Troubleshooting at F1 speed
In Formula One (F1) racing, innovation is driven by engineering challenges: how do you design a car’s engine and body to convert power into speed as efficiently as possible? With streamlined processes and tools for developing and testing new features, car designers are now very fast at producing solutions tailored for the unique conditions of the next race to come.
Yet those design improvements have little value without a skilled driver and efficient pit crew to run the race. That’s why the way a driver and crew operate has evolved so significantly over the years, partly by using technology to eliminate human intervention - such as avoiding the need for refuelling at the pit stop - and partly by developing new tools and processes to make pit crews faster and more consistent when conducting adjustments and maintenance. These tools have been critical to augment human abilities to reach, for example, a pit-stop record of 1.82 seconds. A similar augmentation can be done for the crews that maintain telco networks.
Augmenting the “pit crew” of the network
Just like F1 racing teams, network vendors and operators are continuously innovating so they can develop and deploy network functions faster than ever before, adopting modern “DelOps” practices that merge delivery with operations (the telco version of “DevOps” in the webscale world).
This shift toward ever-faster lifecycles is creating significant challenges for network engineers to maintain and troubleshoot carrier-grade software. Although tooling is available for automating deployment, troubleshooting network problems still requires a good amount of manual intervention, causing delays in solving critical issues that ultimately lead to reduced customer satisfaction levels as well as inflated support costs.

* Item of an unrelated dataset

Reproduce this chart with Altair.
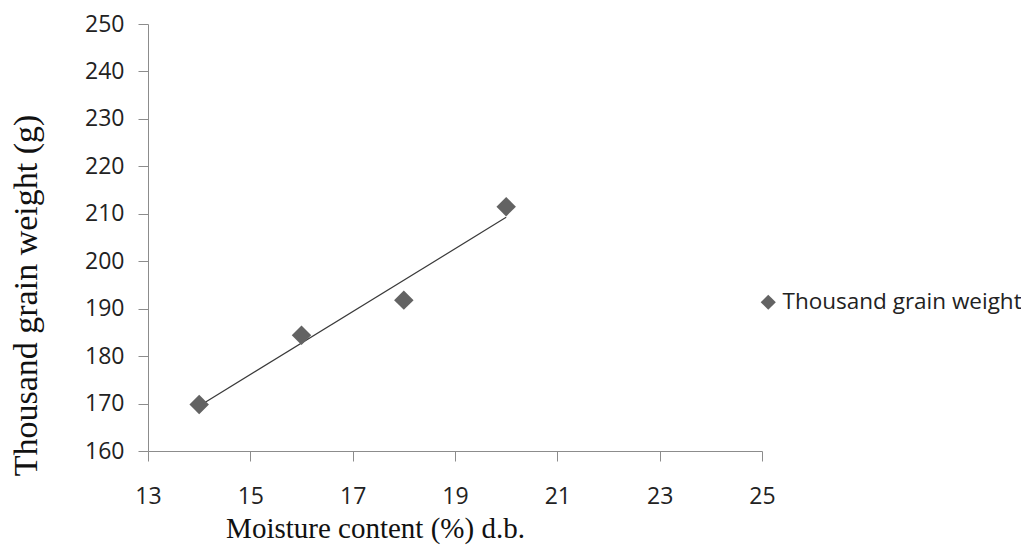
import altair as alt
import pandas as pd

moisture = [14, 16, 18, 20]
weight = [169.8, 184.4, 191.8, 211.5]
series = ["Thousand grain weight"] * 4

df = pd.DataFrame({"x": moisture, "y": weight, "s": series})

xs = alt.Scale(domain=[13, 25], nice=False, zero=False)
ys = alt.Scale(domain=[160, 250], nice=False, zero=False)

x_axis = alt.Axis(
    values=[13, 15, 17, 19, 21, 23, 25], grid=False,
    title="Moisture content (%) d.b.", titleFont="Liberation Serif", titleFontSize=29,
    titleFontWeight="normal", titleColor="#111", titleX=227, titleY=86,
    titleBaseline="alphabetic", titleAnchor="start", titleAlign="center",
    labelFont="Open Sans", labelFontSize=23, labelColor="#222", labelPadding=24,
    labelFlush=False,
    domainColor="#8c8c8c", tickColor="#8c8c8c", tickSize=10,
)
y_axis = alt.Axis(
    values=list(range(160, 251, 10)), grid=False,
    title="Thousand grain weight  (g)", titleFont="Liberation Serif", titleFontSize=34,
    titleFontWeight="normal", titleColor="#111", titleX=-112, titleY=271,
    titleBaseline="alphabetic", titleAnchor="start", titleAlign="center", titleAngle=270,
    labelFont="Open Sans", labelFontSize=23, labelColor="#222", labelPadding=14,
    labelFlush=False,
    domainColor="#8c8c8c", tickColor="#8c8c8c", tickSize=10,
)

base = alt.Chart(df)

points = base.mark_point(shape="diamond", filled=True, size=380, opacity=1).encode(
    x=alt.X("x:Q", scale=xs, axis=x_axis),
    y=alt.Y("y:Q", scale=ys, axis=y_axis),
    color=alt.Color(
        "s:N",
        scale=alt.Scale(range=["#636363"]),
        legend=alt.Legend(
            orient="none", legendX=609, legendY=267, title=None,
            symbolType="diamond", symbolSize=230, symbolOpacity=1,
            labelFont="Open Sans", labelFontSize=22.5, labelColor="#222",
            labelOffset=3, padding=0, labelLimit=0,
        ),
    ),
)

trend = base.transform_regression("x", "y").mark_line(color="#3a3a3a", strokeWidth=1.2).encode(
    x=alt.X("x:Q", scale=xs),
    y=alt.Y("y:Q", scale=ys),
)

chart = (trend + points).properties(
    width=614, height=427,
    autosize=alt.AutoSizeParams(type="none"),
    padding={"left": 140, "top": 16, "right": 259, "bottom": 95},
    background="white",
).configure_view(strokeWidth=0)

chart.save("out.html", embed_options={"renderer": "svg", "actions": False})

As in F1 racing, intelligent new tools will be critical to augmenting network engineers’ speed and operational insights. These tools need to understand the state of customer networks and their operational context to create meaningful event streams that identify operational issues from customer ticket information, narrow down the level of support team required and trigger resolution mechanisms fast.
Faster pit stops with Nokia Cognitive Traffic Analyzer
To augment the capabilities of network engineers, Bell Labs Research and the Nokia Core Services and Care team have developed the Cognitive Traffic Analyzer: a tool built using a new machine learning (ML)-based technology to greatly accelerate network troubleshooting activities. It features flexible, innovative data pipelines and assets for faster customer ticket resolution, and it helps maintenance and support teams identify, analyze and close customer issues by recognizing anomalies against reference data.
The tool automates the complex customer-specific call-troubleshooting workflow, which has traditionally required time-consuming processing and packet trace filtering to manually detect protocol anomalies in network components for different call-flow scenarios.
Offered as a web-based service to Care engineers, the Cognitive Traffic Analyzer fully integrates automated processes for ingesting and normalizing huge volumes of data about the health and performance of network functions and uses ML algorithms to remove defects and accelerate troubleshooting. It takes call-flow traces as input and automatically identifies the participating network elements, then detects and presents anomalies in the call flow to help engineers pinpoint and resolve network issues quickly.
Figure 1: Cognitive Traffic Analyzer
The customer tickets analyzed by the tool are not just resolved — they automatically feed back into the solution’s ML algorithms, helping it learn more complex interactions and anomaly patterns across deployments that are not easy to detect by the human eye. The call-flow traces used by the Cognitive Traffic Analyzer are easily available across customer-specific deployments, resulting in a universal solution for any kind of needs related to call-flow analysis.
Resolving tickets at double the speed
We expect the Cognitive Traffic Analyzer to cut the time it takes to troubleshoot network issues in half by automating routine maintenance as well as more complex scenarios. That speed is likely to improve over time with usage as more and more scenarios are learned by the machine. That means the time savings will tend to improve over the first couple of years of usage before stabilizing at an optimum value.
Figure 2: Cutting ticket resolution time
This technology will augment network engineers’ ability to predict and quickly react to any errors in the network, leading to improved customer satisfaction and a better overall experience for end users. Customers will enjoy the insights and benefits of this tool through Nokia’s Care services.
It represents another step forward in Nokia Core Services and Care’s DelOps vision, allowing for the necessary automation of the testing and support phases so that network maintenance and troubleshooting can happen at “F1 speed”.